La Europa de los enanos quiere un rasero a su altura en el que no destaque ninguna talla de mínima relevancia
Los grandes cambios históricos se producen por el impulso de los pueblos, pero necesitan de un liderazgo que los encauce hacia el ámbito en el que se toman las grandes decisiones, que es el de la política.
Por eso en el reciente aniversario de la caída del Muro de Berlín pesaba bajo el fulgor pirotécnico de la fiesta la memoria de los gigantes que lo hicieron posible.
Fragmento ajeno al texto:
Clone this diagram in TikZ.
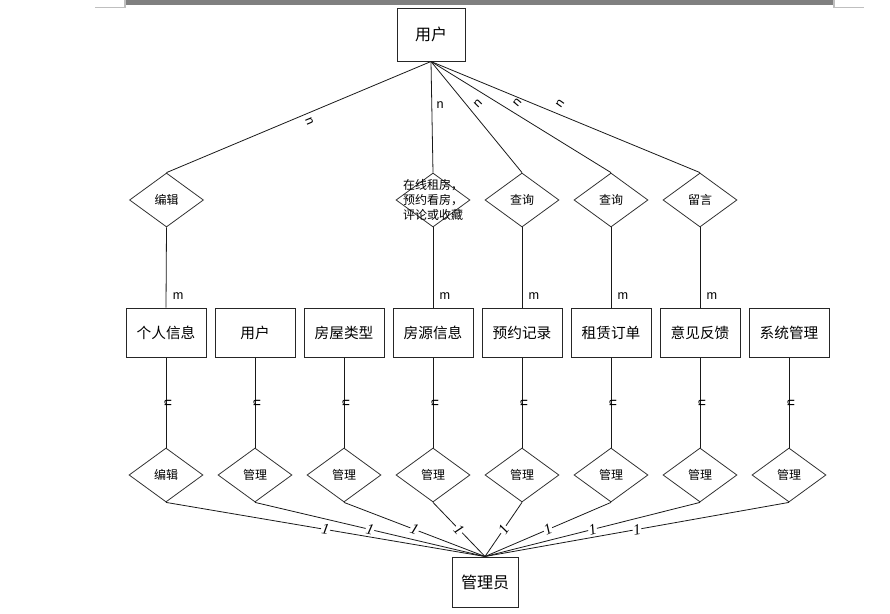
\documentclass[tikz,border=0pt]{standalone}
\usepackage{fontspec}
\setmainfont{Liberation Sans}
\newfontfamily\cjk{Noto Sans CJK SC}
\newfontfamily\lserif{Liberation Serif}
\usetikzlibrary{shapes.geometric}
\begin{document}
\begin{tikzpicture}[x=0.75pt,y=-0.75pt,
  line width=0.75pt,
  ent/.style={draw=black!85, rectangle, minimum width=60pt, minimum height=36.75pt, inner sep=0pt, font=\cjk\fontsize{11}{13}\selectfont},
  rel/.style={draw=black!80, diamond, minimum width=55.5pt, minimum height=40.5pt, inner sep=0pt, line width=0.6pt},
  rtxt/.style={font=\cjk\fontsize{9}{11}\selectfont, inner sep=0pt},
  conn/.style={draw=black!90, line width=0.6pt},
  card/.style={font=\fontsize{9.5}{10}\selectfont, inner sep=0.5pt},
  one/.style={font=\lserif\itshape\fontsize{11.5}{11}\selectfont, fill=white, inner sep=0.4pt, sloped}
]
\useasboundingbox (0,0) rectangle (890,614);
% top border decoration
\fill[black!50] (125,0) rectangle (834,4.5);
\draw[black!25, line width=0.9pt] (95,7.5) -- (125,7.5) -- (125,0);
\draw[black!25, line width=0.9pt] (834,0) -- (834,7.5) -- (864,7.5);

% top user
\node[ent, minimum width=51pt, minimum height=39.75pt, font=\cjk\fontsize{12}{14}\selectfont] (u) at (431,34.5) {用户};
% admin
\node[ent, minimum width=49.5pt, minimum height=37.5pt, font=\cjk\fontsize{12}{14}\selectfont] (adm) at (485,582) {管理员};

% entities
\node[ent] (e1) at (166,332.5) {个人信息};
\node[ent] (e2) at (255,332.5) {用户};
\node[ent] (e3) at (344,332.5) {房屋类型};
\node[ent] (e4) at (433,332.5) {房源信息};
\node[ent] (e5) at (522,332.5) {预约记录};
\node[ent] (e6) at (611,332.5) {租赁订单};
\node[ent] (e7) at (700,332.5) {意见反馈};
\node[ent] (e8) at (789,332.5) {系统管理};

% top relations
\node[rel] (t1) at (166.5,200) {};
\node[rtxt] at (t1) {编辑};
\node[rel] (t4) at (433,200) {};
\node[rtxt, align=center, font=\cjk\fontsize{9}{11}\selectfont] at (t4) {在线租房，\\预约看房，\\评论或收藏};
\node[rel] (t5) at (522,200) {};
\node[rtxt] at (t5) {查询};
\node[rel] (t6) at (611,200) {};
\node[rtxt] at (t6) {查询};
\node[rel] (t7) at (700,200) {};
\node[rtxt] at (t7) {留言};

% bottom relations
\node[rel] (b1) at (166,475) {};
\node[rtxt] at (b1) {编辑};
\foreach \i/\x in {2/255,3/344,4/433,5/522,6/611,7/700,8/789}{
  \node[rel] (b\i) at (\x,475) {};
  \node[rtxt] at (b\i) {管理};
}

% user -> top relations
\draw[conn] (u.south) -- node[card, pos=0.46, yshift=-6.4pt, rotate=-67] {n} (t1.north);
\draw[conn] (u.south) -- node[card, pos=0.39, xshift=6.2pt] {n} (t4.north);
\draw[conn] (u.south) -- node[card, pos=0.38, xshift=9.3pt, rotate=45] {n} (t5.north);
\draw[conn] (u.south) -- node[card, pos=0.48, yshift=8.8pt, rotate=50] {n} (t6.north);
\draw[conn] (u.south) -- node[card, pos=0.48, yshift=8.1pt, rotate=55] {n} (t7.north);

% top relations -> entities
\foreach \i in {1,4,5,6,7}{
  \draw[conn] (t\i.south) -- node[card, pos=0.86, xshift=9pt] {m} (e\i.north);
}

% entities -> bottom relations
\foreach \i in {1,...,8}{
  \draw[conn] (e\i.south) -- node[card, pos=0.5, rotate=90, yshift=-1.5pt] {n} (b\i.north);
}

% bottom relations -> admin
\foreach \i in {1,...,8}{
  \draw[conn] (b\i.south) -- node[one, pos=0.5] {1} (adm.north);
}
\end{tikzpicture}
\end{document}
Gorbachov, el Suárez del comunismo, tan similar en su esfuerzo de desmontaje de un régimen que hasta sufrió una intentona golpista; Kohl, el tenaz arquitecto de la reunificación alemana; Thatcher, la estricta gobernanta que revirtió la decadencia del bipartidismo británico; Mitterrand, el viejo zorro ambiguo que dominaba como un césar los recovecos del poder; Reagan, el inesperado estadista cuya simpleza estratégica resultó de una efectividad demoledora; incluso González, que entonces aún no había ensombrecido la frescura de su carisma con la mancha de la corrupción y el crimen de Estado.
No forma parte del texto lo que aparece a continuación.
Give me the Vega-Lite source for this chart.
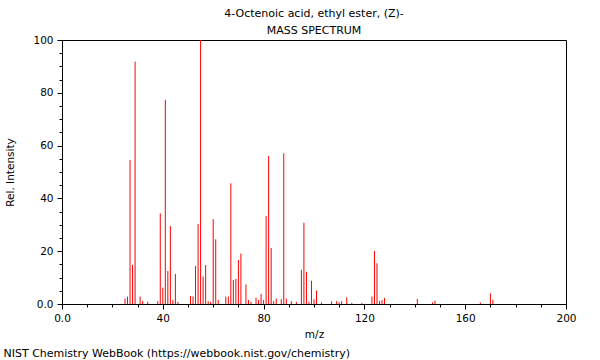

Y el Papa Juan Pablo, cuyo ejemplo moral socavó los cimientos de la tiranía comunista como si su palabra hiciera sonar las trompetas de Jericó.
Aquello fue de veras una conjunción planetaria de líderes irrepetibles, una coincidencia de talento y pujanza que precipitó con su acción decisiva el salto cualitativo de la Historia… y cuya evocación provoca una cosquilla de melancolía al comparar esa alineación galáctica con la mediocre panoplia de sucesores que celebraron la efemérides de su obra maestra.
Afirma Ignacio Camacho en ABC -«La Europa de los enanos«- que la de hoy es la Europa de Berlusconi, de Brown o de Zapatero, una gris y desacordada nomenclatura tan consciente de su vulgaridad que se conjura para cerrarle el paso en la presidencia comunitaria a cualquier figura que pueda eclipsar su protagonismo mortecino.
La confabulación de medianías dirigentes -con la complicidad egoísta de Merkel y Sarkozy, celosos de su relativa hegemonía entre enanos- descarta con pretextos, impedimentos y vetos la posibilidad de que un Blair, un Felipe, un Aznar, un Schröder o una Mary Robinson encabecen el Tratado de Lisboa para no tener que sufrir su sombra, y buscan en el perfil bajo de los burócratas luxemburgueses o belgas un simple funcionario que le coja el teléfono a Obama.
Que ése sí tiene un perfil de liderazgo inatacable, aunque aún le quede pendiente el detalle de demostrarlo.
La Europa de los enanos quiere un rasero a su altura en el que no destaque ninguna talla de mínima relevancia.
Se refocila en una mediocridad anodina incapaz de aportar ideas, impulsos o novedades que rompan su rutina endogámica.
Se siente cómoda en la planitud de una dirigencia conformista con su propia galbana intelectual, sus tristes automatismos políticos y sus pequeños resortes de poder.
Sin grandeza, sin ambiciones, sin sueños. Veinte años después de la demolición del Telón de Acero, esta gente no tiraría ni una pared de cartón.